7. A heat roller for an electrographic imaging device, said heat roller comprising

an internal tube;

a cylindrical insulating layer wherein the inner surface of the insulating layer is adhered to the outer surface of the internal tube;

a heating element having a resistance member fixed to the insulating layer proximate to the outer surface thereof;

a cylindrical elastomer layer of a predetermined thickness overmoulded to the outer surface of the insulating layer; and

a cylindrical outside surface applied to the outer surface of the elastomer layer wherein a toner image is fused on paper from the outside surface by heat transferred from the heating element.

8. The heat roller of claim 7 wherein said internal tube is formed from aluminum.

9. The heat roller of claim 7 wherein said internal tube is formed from steel.

10. The heat roller of claim 7 wherein said insulating layer is comprised of a rigid material.
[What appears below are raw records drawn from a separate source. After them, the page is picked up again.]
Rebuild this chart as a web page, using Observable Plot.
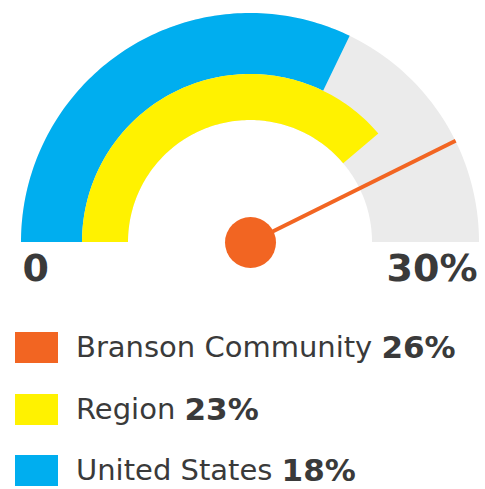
<!DOCTYPE html>
<html>
<head>
<meta charset="utf-8">
<script src="https://cdn.jsdelivr.net/npm/d3@7"></script>
<script src="https://cdn.jsdelivr.net/npm/@observablehq/plot@0.6"></script>
<style>
  html, body { margin: 0; padding: 0; background: #fff; }
  body { width: 485px; height: 489px; overflow: hidden; font-family: "DejaVu Sans", Verdana, sans-serif; color: #3a3a3a; }
  #legend { position: absolute; left: 0; top: 300px; width: 485px; }
  .row { position: absolute; left: 15px; display: flex; align-items: center; white-space: nowrap; line-height: 1; }
  .sw { width: 43px; height: 31px; margin-right: 18px; }
  .lab { font-size: 29px; }
  .val { font-size: 31px; font-weight: bold; }
</style>
</head>
<body>
<div id="chart"></div>
<div id="legend"></div>
<script>
const categories = ["Branson Community", "Region", "United States"];
const labelValues = [26, 23, 18];          // values printed in the legend
const gaugeValues = [25.6, 23.3, 19.3];    // positions as drawn on the gauge
const colors = ["#F26522", "#FFF200", "#00AEEF"];
const gaugeMin = 0, gaugeMax = 30;
const tickLabels = ["0", "30%"];

// ring geometry (in pixel-like units)
const R_OUT = 229, R_MID = 168, R_IN = 122;
const angle = v => Math.PI * (1 - (v - gaugeMin) / (gaugeMax - gaugeMin));
function ring(v, r0, r1, key) {
  const n = 120, pts = [];
  for (let i = 0; i <= n; i++) {
    const a = angle(gaugeMin + (v - gaugeMin) * i / n);
    pts.push({key, x1: r1 * Math.cos(a), y1: r1 * Math.sin(a), x2: r0 * Math.cos(a), y2: r0 * Math.sin(a)});
  }
  return pts;
}
const bg = ring(gaugeMax, R_IN, R_OUT, "bg");
const us = ring(gaugeValues[2], R_MID, R_OUT, "us");
const region = ring(gaugeValues[1], R_IN, R_MID, "region");
const na = angle(gaugeValues[0]);
const needle = [{x1: 0, y1: 0, x2: R_OUT * Math.cos(na), y2: R_OUT * Math.sin(na)}];

const plot = Plot.plot({
  width: 485, height: 300,
  margin: 0,
  x: {domain: [-250, 235], axis: null},
  y: {domain: [-58, 242], axis: null},
  marks: [
    Plot.area(bg, {x1: "x1", y1: "y1", x2: "x2", y2: "y2", fill: "#EBEBEB"}),
    Plot.area(us, {x1: "x1", y1: "y1", x2: "x2", y2: "y2", fill: colors[2]}),
    Plot.area(region, {x1: "x1", y1: "y1", x2: "x2", y2: "y2", fill: colors[1]}),
    Plot.link(needle, {x1: "x1", y1: "y1", x2: "x2", y2: "y2", stroke: colors[0], strokeWidth: 4}),
    Plot.dot([{x: 0, y: 0}], {x: "x", y: "y", r: 25.5, fill: colors[0]}),
    Plot.text([{x: -R_OUT + 1, y: -38, t: tickLabels[0]}], {x: "x", y: "y", text: "t", textAnchor: "start", fontSize: 38, fontWeight: "bold", fill: "#3a3a3a", fontFamily: "DejaVu Sans", lineAnchor: "bottom"}),
    Plot.text([{x: R_OUT - 2, y: -38, t: tickLabels[1]}], {x: "x", y: "y", text: "t", textAnchor: "end", fontSize: 38, fontWeight: "bold", fill: "#3a3a3a", fontFamily: "DejaVu Sans", lineAnchor: "bottom"})
  ]
});
document.getElementById("chart").append(plot);

const legend = document.getElementById("legend");
const rowTops = [32, 94, 155];
categories.forEach((c, i) => {
  const row = document.createElement("div");
  row.className = "row";
  row.style.top = rowTops[i] + "px";
  row.innerHTML = `<div class="sw" style="background:${colors[i]}"></div><span class="lab">${c}&nbsp;</span><span class="val">${labelValues[i]}%</span>`;
  legend.append(row);
});
</script>
</body>
</html>
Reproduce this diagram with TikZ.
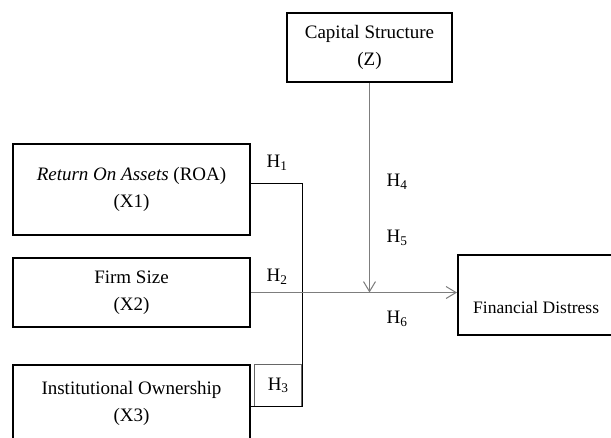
\documentclass[tikz,border=0pt]{standalone}
\usepackage{fontspec}
\setmainfont{Liberation Serif}
\usetikzlibrary{arrows.meta, positioning}
\definecolor{arrowgray}{RGB}{125, 125, 125}
\tikzset{
  varbox/.style={draw=black, line width=1.7pt, align=center, inner sep=0pt, font=\fontsize{19}{27}\selectfont},
  hlabel/.style={inner sep=0pt, font=\fontsize{19}{22}\selectfont},
  linkline/.style={draw=black, line width=0.7pt},
  effect/.style={draw=arrowgray, line width=1pt, -{Straight Barb[length=10pt, width=12pt]}}
}

\begin{document}
\begin{tikzpicture}[x=1pt, y=-1pt]
  \useasboundingbox (0,0) rectangle (611,437);
  \clip (0,0) rectangle (611,437);

  % variable boxes
  \node[varbox, minimum width=165pt, minimum height=69pt] (capstr) at (369.5, 47.5) {Capital Structure\\(Z)};
  \node[varbox, minimum width=237pt, minimum height=91pt] (roa) at (131.5, 189.5) {\textit{Return On Assets} (ROA)\\(X1)};
  \node[varbox, minimum width=237pt, minimum height=69pt] (size) at (131.5, 292.5) {Firm Size\\(X2)};
  \node[varbox, minimum width=237pt, minimum height=76pt] (inst) at (131.5, 403) {Institutional Ownership\\(X3)};
  \node[varbox, minimum width=183pt, minimum height=80pt, anchor=north west] (distress) at (457, 254) {};
  \node[hlabel, anchor=west, font=\fontsize{17.5}{22}\selectfont] (distresstext) at ([xshift=16pt, yshift=-13pt]distress.west) {Financial Distress};

  % H1 / H3 bracket
  \node[hlabel, draw=black!60, line width=0.6pt, minimum width=47pt, minimum height=42pt, anchor=north east] (h3) at (302, 364) {H\textsubscript{3}};
  \coordinate (bend) at (302, 183);
  \draw[linkline] (roa.east |- bend) -- (bend) -- (bend |- h3.south) -- (inst.east |- h3.south);

  % effects
  \coordinate (meet) at (capstr.south |- size.east);
  \draw[effect] (capstr.south) -- (meet);
  \draw[effect] (size.east) -- (distress.west |- size.east);

  % hypothesis labels
  \node[hlabel] (h1) at (277, 163) {H\textsubscript{1}};
  \node[hlabel] (h2) at (277, 277) {H\textsubscript{2}};
  \node[hlabel] (h4) at (397, 182) {H\textsubscript{4}};
  \node[hlabel] (h5) at (397, 238) {H\textsubscript{5}};
  \node[hlabel] (h6) at (397, 319) {H\textsubscript{6}};
\end{tikzpicture}
\end{document}
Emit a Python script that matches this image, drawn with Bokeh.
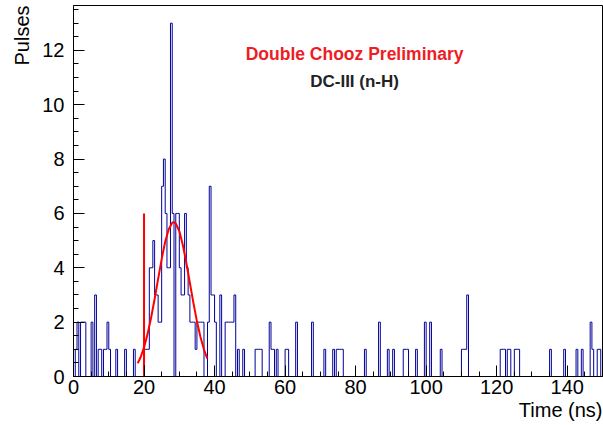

11. The heat roller of claim 10 wherein said rigid material of said insulating layer is selected from the group consisting of PEEK, Liquid Crystal Polymer, PAI or other suitable plastic of rigidity and temperature resistance similar to the group.

12. The heat roller of claim 10 wherein said rigid material of said insulating layer is processed using foam.

13. The heat roller of claim 10 wherein said rigid material is subjected to Mucell® process.

14. The heat roller of claim 10 wherein hollow glass spheres are added to said rigid material of said insulating layer.

15. The heat roller of claim 7 wherein said resistance member is fixed to the insulating layer by depositing said resistance member on the outer surface of the insulating layer.

16. The heat roller of claim 7 wherein said resistance member is fixed to the insulating layer by embedding said resistance member in the outer surface of the insulating layer.

17. The heat roller of claim 7 further comprising a cylindrical polyimide film strip wherein said resistance member is deposited onto the outer surface of said cylindrical polyimide film strip and fixed to the outer surface of said internal tube.

18. A heat roller for an electrographic imaging device, said heat roller comprising;

an internal tube;

a heating element having a resistance member fixed to the internal tube proximate to the outer surface thereof;

a cylindrical elastomer layer of predetermined thickness overmoulded to the outer surface of the polyimide film strip; and

a cylindrical outside surface applied to the outer surface of the elastomer layer wherein a toner image is fused on paper from the outside surface by heat transferred from the heating element.

19. The heat roller of claim 18 wherein said internal tube is formed from injection molded plastic.

20. The heat roller of claim 19 wherein said injection molded plastic of said internal tube is selected from the group consisting of PEEK, Liquid Crystal Polymer, PAI, or other suitable plastic of rigidity and temperature resistance similar to the group.

21. The heat roller of claim 19 wherein said injected molded plastic is processed using foam.

22. The heat roller of claim 19 wherein said injected molded plastic is subjected to Mucell® process.

23. The heat roller of claim 19 wherein hollow glass spheres are added to said injected molded plastic.

24. The heat roller of claim 18 wherein said resistance member is fixed to said internal tube by depositing said resistance member on the outer surface of the internal tube.

25. The heat roller of claim 18 wherein said resistance member is fixed to said internal tube by embedding said resistance member in the outer surface of said internal tube.

26. The heat roller of claim 18 further comprising a cylindrical polyimide film strip wherein said resistance member is deposited onto the outer surface of said cylindrical polyimide film strip and fixed to the outer surface of said internal tube.